„Was wir mit zehnjährigen Mädchen und Jungen an unseren Grundschulen anstellen, ist nicht nur fragwürdig, es wird Kindern in keiner Weise gerecht.“ Mit diesen Worten übte die Präsidentin des Bayerischen Lehrer- und Lehrerinnenverbandes (BLLV), Simone Fleischmann, Kritik am Übertrittsverfahren.
Anlass sind die Übertrittszeugnisse, die Anfang Mai an Mädchen und Jungen vierter Grundschulklassen ausgehändigt werden. Sie berechtigen zum Übertritt auf eine weiterführende Schule. Wer ein Gymnasium besuchen will - und das wollen die meisten - braucht einen Schnitt von mindestens 2,33 in den drei Hauptfächern Mathematik, Deutsch, Heimat- und Sachkunde. Damit dieser Schnitt ermittelt werden kann, müssen die Kinder zwischen Weihnachten und April ca. 20 Prüfungen absolvieren. „Dieser Marathon überfordert viele Kinder“, erklärt Fleischmann. Am sinnvollsten aus pädagogischer Sicht wäre es jedoch, „Schulen grundsätzlich so zu gestalten, das sie zum Kind passen - nicht umgekehrt.“ Das Kultusministerium fordert sie auf, das gängige Verfahren kritisch zu hinterfragen.
Es sei nicht mehr tragbar, dass sich jedes Schuljahr die gleichen Szenen abspielten und der Leidensdruck, dem Kinder, Eltern und Lehrkräfte ausgesetzt seien, nicht endlich abgestellt werde.
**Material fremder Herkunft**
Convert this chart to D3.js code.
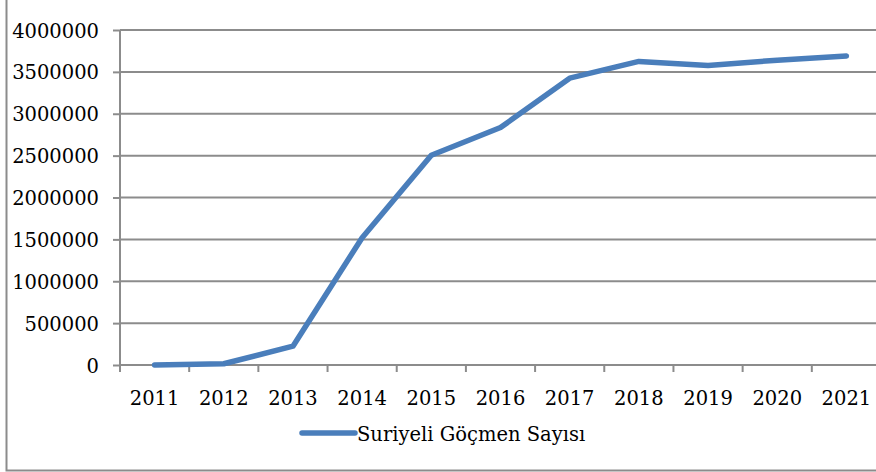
<!DOCTYPE html>
<html>
<head>
<meta charset="utf-8">
<script src="https://cdn.jsdelivr.net/npm/d3@7"></script>
<style>
  body { margin: 0; background: #fff; }
</style>
</head>
<body>
<div id="chart"></div>
<script>
// Chart data
const years = ["2011", "2012", "2013", "2014", "2015", "2016", "2017", "2018", "2019", "2020", "2021"];
const migrants = [0, 15000, 225000, 1520000, 2505000, 2835000, 3425000, 3625000, 3575000, 3640000, 3690000];
const yTicks = [0, 500000, 1000000, 1500000, 2000000, 2500000, 3000000, 3500000, 4000000];
const seriesName = "Suriyeli Göçmen Sayısı";

const width = 876, height = 472;
const margin = { top: 30, right: -5, bottom: 107, left: 120 };
const lineColor = "#4a7ebb";
const gridColor = "#8c8c8c";
const fontFamily = "'DejaVu Serif', 'Liberation Serif', serif";
const fontSize = "19.5px";

const svg = d3.select("#chart")
    .append("svg")
    .attr("width", width)
    .attr("height", height)
    .attr("font-family", fontFamily);

// Outer chart border (top and right are cut off in the picture)
svg.append("rect")
    .attr("x", 6.5)
    .attr("y", -10)
    .attr("width", width + 20)
    .attr("height", 480.5)
    .attr("fill", "none")
    .attr("stroke", gridColor)
    .attr("stroke-width", 2);

const x = d3.scaleBand()
    .domain(years)
    .range([margin.left, width - margin.right])
    .paddingInner(0)
    .paddingOuter(0);

const y = d3.scaleLinear()
    .domain([0, 4000000])
    .range([height - margin.bottom, margin.top]);

// Y axis ticks and labels
const yAxis = svg.append("g")
    .attr("transform", `translate(${margin.left},0)`)
    .call(d3.axisLeft(y)
        .tickValues(yTicks)
        .tickFormat(d3.format("d"))
        .tickSize(7)
        .tickPadding(14));
yAxis.select(".domain").remove();
yAxis.attr("font-family", fontFamily);
yAxis.selectAll(".tick line").attr("stroke", gridColor).attr("stroke-width", 2);
yAxis.selectAll(".tick text")
    .attr("fill", "#000")
    .style("font-size", fontSize)
    .attr("dy", "0.36em");

// Gridlines
svg.append("g")
    .selectAll("line")
    .data(yTicks)
    .join("line")
    .attr("x1", margin.left)
    .attr("x2", width + 10)
    .attr("y1", d => y(d))
    .attr("y2", d => y(d))
    .attr("stroke", gridColor)
    .attr("stroke-width", 2);

// Vertical axis line
svg.append("line")
    .attr("x1", margin.left)
    .attr("x2", margin.left)
    .attr("y1", y(4000000))
    .attr("y2", y(0) + 7)
    .attr("stroke", gridColor)
    .attr("stroke-width", 2);

// X axis: ticks at category boundaries
const boundaries = years.map(d => x(d)).concat([x(years[years.length - 1]) + x.bandwidth()]);
svg.append("g")
    .selectAll("line")
    .data(boundaries)
    .join("line")
    .attr("x1", d => d)
    .attr("x2", d => d)
    .attr("y1", y(0))
    .attr("y2", y(0) + 7)
    .attr("stroke", gridColor)
    .attr("stroke-width", 2);

svg.append("g")
    .selectAll("text")
    .data(years)
    .join("text")
    .attr("x", d => x(d) + x.bandwidth() / 2)
    .attr("y", y(0) + 40)
    .attr("text-anchor", "middle")
    .style("font-size", fontSize)
    .text(d => d);

// Series line
const line = d3.line()
    .x((d, i) => x(years[i]) + x.bandwidth() / 2)
    .y(d => y(d));

svg.append("path")
    .datum(migrants)
    .attr("fill", "none")
    .attr("stroke", lineColor)
    .attr("stroke-width", 5.5)
    .attr("stroke-linecap", "round")
    .attr("stroke-linejoin", "round")
    .attr("d", line);

// Legend
const legend = svg.append("g").attr("transform", "translate(302,433)");
legend.append("line")
    .attr("x1", 0)
    .attr("x2", 53)
    .attr("stroke", lineColor)
    .attr("stroke-width", 5.5)
    .attr("stroke-linecap", "round");
legend.append("text")
    .attr("x", 55)
    .attr("y", 8)
    .style("font-size", fontSize)
    .text(seriesName);
</script>
</body>
</html>
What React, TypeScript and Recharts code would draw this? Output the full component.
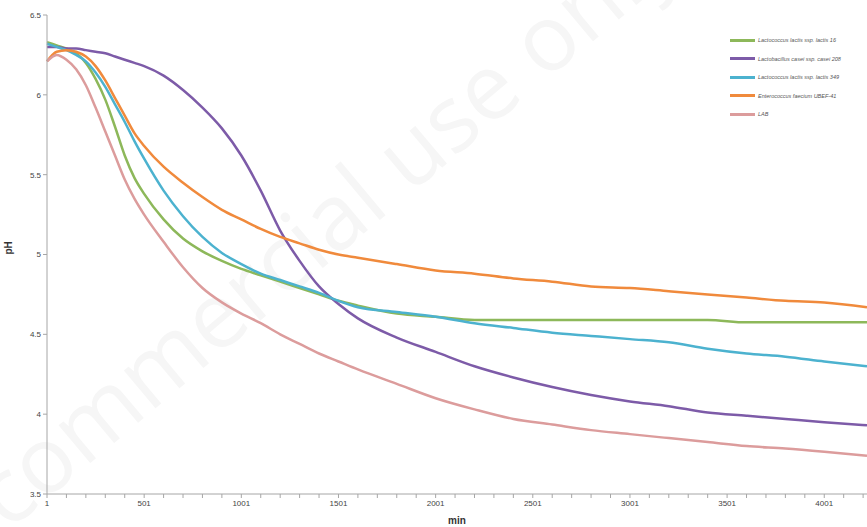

Kinder würden unter einem schier unerträglichen Druck stehen, was absolut kontraproduktiv sei. Denn: In ihrer Persönlichkeitsentwicklung bräuchten sie Kontinuität. Sie müssten wahrgenommen werden mit all ihren Kompetenzen, Stärken und Schwächen, Bedürfnissen und Potentialen und - bei Bedarf - entsprechend individualisierte Förderung erhalten. Der Blick aufs Kind und seine Bedürfnisse sollte Grundlage für eine Entscheidung über seine Bildungsbiografie sein, nicht die Auslese nach Noten.
„Noten messen Kompetenzen nur bedingt - sie lösen zudem Druck und Angst aus.“ Freilich gebe es Kinder, die in den vierten Grundschuljahrgangsstufen durchmarschierten. „Es gibt aber auch die anderen, die das nicht können“, betonte die BLLV-Präsidentin: „Kinder, die nachts nicht mehr schlafen können, die von Ängsten geplagt sind, Kinder, die krank werden, die ihre Motivation verlieren.“ Jedes einzelne Kind müsse mit seinen Fähigkeiten mehr in den Mittelpunkt rücken.
Für diesen Blick auf die individualisierte Leistung brauche es vor allem: Zeit. „Zeit, um Leistung zu zeigen, Zeit um Leistung zu diagnostizieren. Zeit für Bildung. Zentrale Aufgabe von Schule und Bildung ist es doch, Leistungsfähigkeit und Leistungsbereitschaft jedes einzelnen Schülers zu stärken. Das wollen gerade auch die Lehrkräfte, doch auch sie sind an systemische Zwänge gebunden. Auch für die Lehrkräfte seien vierte Grundschulklassen eine extreme Herausforderung. „Viele halten dem Druck, der in dieser Zeit auch von vielen Eltern ausgeübt wird, kaum noch stand.“ Jedenfalls sei es eine Tatsache, dass viele Lehrkräfte die Klassenleitung dritter und vierter Grundschuljahrgänge ablehnten.